I may have to sleep very soon (it's late here, 12am). I'll see what I can do. :)

Answer 30

thank you...let me know then i could ask you tom

Answer 31

Is it a similar question to this one?

Answer 32

yup

Answer 33

Should be fine now then? That shouldn't take too long.

Answer 34

okay ill let you

Answer 35

what are the units for frequency?

Answer 36

A local FM radio station broadcasts at an energy of 6.52E-29 kJ/photon.

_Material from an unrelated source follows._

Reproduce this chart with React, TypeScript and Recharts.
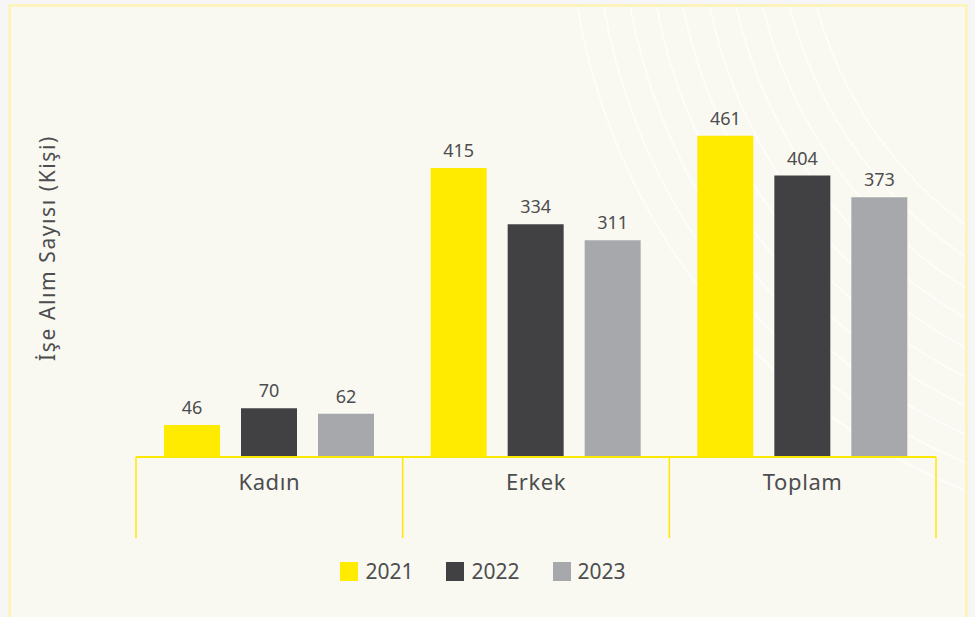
import { BarChart, Bar, XAxis, YAxis, LabelList, Label } from "recharts";

const categories = ["Kadın", "Erkek", "Toplam"];
const years = ["2021", "2022", "2023"];
const values2021 = [46, 415, 461];
const values2022 = [70, 334, 404];
const values2023 = [62, 311, 373];
const colors = ["#ffeb00", "#414143", "#a7a8ab"];

const data = categories.map((name, i) => ({
  name,
  y2021: values2021[i],
  y2022: values2022[i],
  y2023: values2023[i],
}));

const font = "'Noto Sans', sans-serif";
const textColor = "#4d4d4f";
const axisYellow = "#ffe800";
const plotWidth = 800;
const band = plotWidth / categories.length;

function CategoryTick(props: any) {
  const { x, y, payload, index } = props;
  const left = x - band / 2;
  const right = x + band / 2;
  return (
    <g>
      <line x1={left} x2={left} y1={y} y2={y + 81} stroke={axisYellow} strokeWidth={1.5} />
      {index === categories.length - 1 && (
        <line x1={right} x2={right} y1={y} y2={y + 81} stroke={axisYellow} strokeWidth={1.5} />
      )}
      <text x={x} y={y + 33} textAnchor="middle" fill={textColor} fontSize={22} fontFamily={font} letterSpacing={0.6}>
        {payload.value}
      </text>
    </g>
  );
}

function YTitle(props: any) {
  const vb = props.viewBox || {};
  const cy = (vb.y ?? 39) + (vb.height ?? 418) / 2;
  return (
    <text
      transform={`translate(55, ${cy}) rotate(-90)`}
      textAnchor="middle"
      fill={textColor}
      fontSize={21}
      fontFamily={font}
      letterSpacing={1.6}
    >
      İşe Alım Sayısı (Kişi)
    </text>
  );
}

function Arcs() {
  const radii = [400, 426, 452, 478, 504, 530, 556, 582, 608, 634];
  return (
    <svg width={960} height={640} style={{ position: "absolute", left: 0, top: 0 }}>
      {radii.map((r) => (
        <circle key={r} cx={1192} cy={-104} r={r} fill="none" stroke="#ffffff" strokeWidth={2} opacity={0.6} />
      ))}
    </svg>
  );
}

export default function App() {
  const keys = ["y2021", "y2022", "y2023"];
  return (
    <div style={{ position: "absolute", left: 0, top: 0, width: 975, height: 617, background: "#f6f6f6", overflow: "hidden" }}>
      <div
        style={{
          position: "absolute",
          left: 8,
          top: 4,
          width: 954,
          height: 640,
          background: "#f9f9f2",
          border: "3px solid #fdf3bf",
          overflow: "hidden",
        }}
      >
        <Arcs />
      </div>
      <div style={{ position: "absolute", left: 0, top: 0 }}>
        <BarChart
          width={975}
          height={617}
          data={data}
          margin={{ top: 39, right: 39, bottom: 0, left: 0 }}
          barSize={56}
          barGap={21}
        >
          <YAxis
            width={136}
            domain={[0, 600]}
            axisLine={false}
            tickLine={false}
            tick={false}
          >
            <Label content={<YTitle />} />
          </YAxis>
          <XAxis
            dataKey="name"
            height={160}
            interval={0}
            tickLine={false}
            tickSize={0}
            tickMargin={0}
            axisLine={{ stroke: axisYellow, strokeWidth: 2 }}
            tick={<CategoryTick />}
          />
          {keys.map((k, i) => (
            <Bar key={k} dataKey={k} name={years[i]} fill={colors[i]} isAnimationActive={false}>
              <LabelList
                dataKey={k}
                position="top"
                offset={11}
                fill={textColor}
                fontSize={18}
                fontFamily={font}
              />
            </Bar>
          ))}
        </BarChart>
      </div>
      <div
        style={{
          position: "absolute",
          top: 559,
          left: 0,
          width: 966,
          display: "flex",
          justifyContent: "center",
          gap: 33,
          fontFamily: font,
          fontSize: 21,
          color: textColor,
        }}
      >
        {years.map((y, i) => (
          <div key={y} style={{ display: "flex", alignItems: "center" }}>
            <span style={{ display: "inline-block", width: 18, height: 19, background: colors[i], marginRight: 7 }} />
            <span style={{ lineHeight: "24px" }}>{y}</span>
          </div>
        ))}
      </div>
    </div>
  );
}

Calculate the frequency at which it is broadcasting.
Frequency = MHz

(1 MHz = 106 sec -1)

i got 3.03e-6 MHz

Answer 37

What was your process to obtain that answer?

Answer 38

i converted kj to j.....\[\frac{ 6.52e-29kj }{photon }*\frac{ 1000j }{ ?1kj }=6.52e-26 j/photon\] then \[6.52e-26=\frac{ 6.626e-34*2.9979e8 }{ v }\] then \[v=\frac{ 1.98e-25 }{ 6.52e-26 }\] ....v=3.036809816

Answer 39

with 3.036809816/10^6=3.03e-6MHz

Answer 40

I believe this is the same error from earlier... in that equation, v is in place of where wavelength is.
\( E = \dfrac{h c}{\color{blue}\lambda} \) This is the equation with wavelength.

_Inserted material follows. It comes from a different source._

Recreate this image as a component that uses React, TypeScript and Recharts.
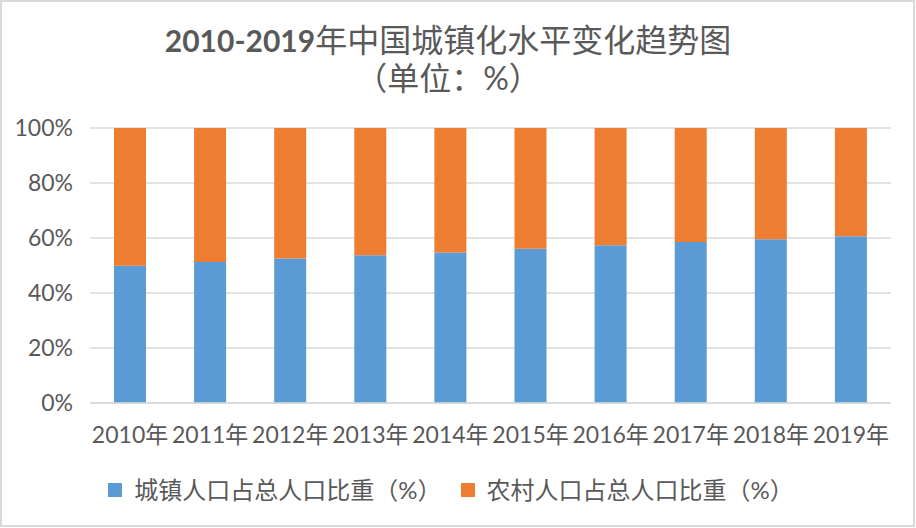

\( E = h \color{red}{\nu} \) This is the equation with frequency.

Answer 41

okay i got 98

Answer 42

98 MHz looks good to me now.

It seems once you have the correct equation, you do fine with the math work. :)

Answer 43

thank you so much for explaining it to me i was so confused before...

Answer 44

Yep, glad to help again. :D

I will be heading off to bed now if that is all. Best of luck and gnight!

Answer 45

good night...hope to talk to you again!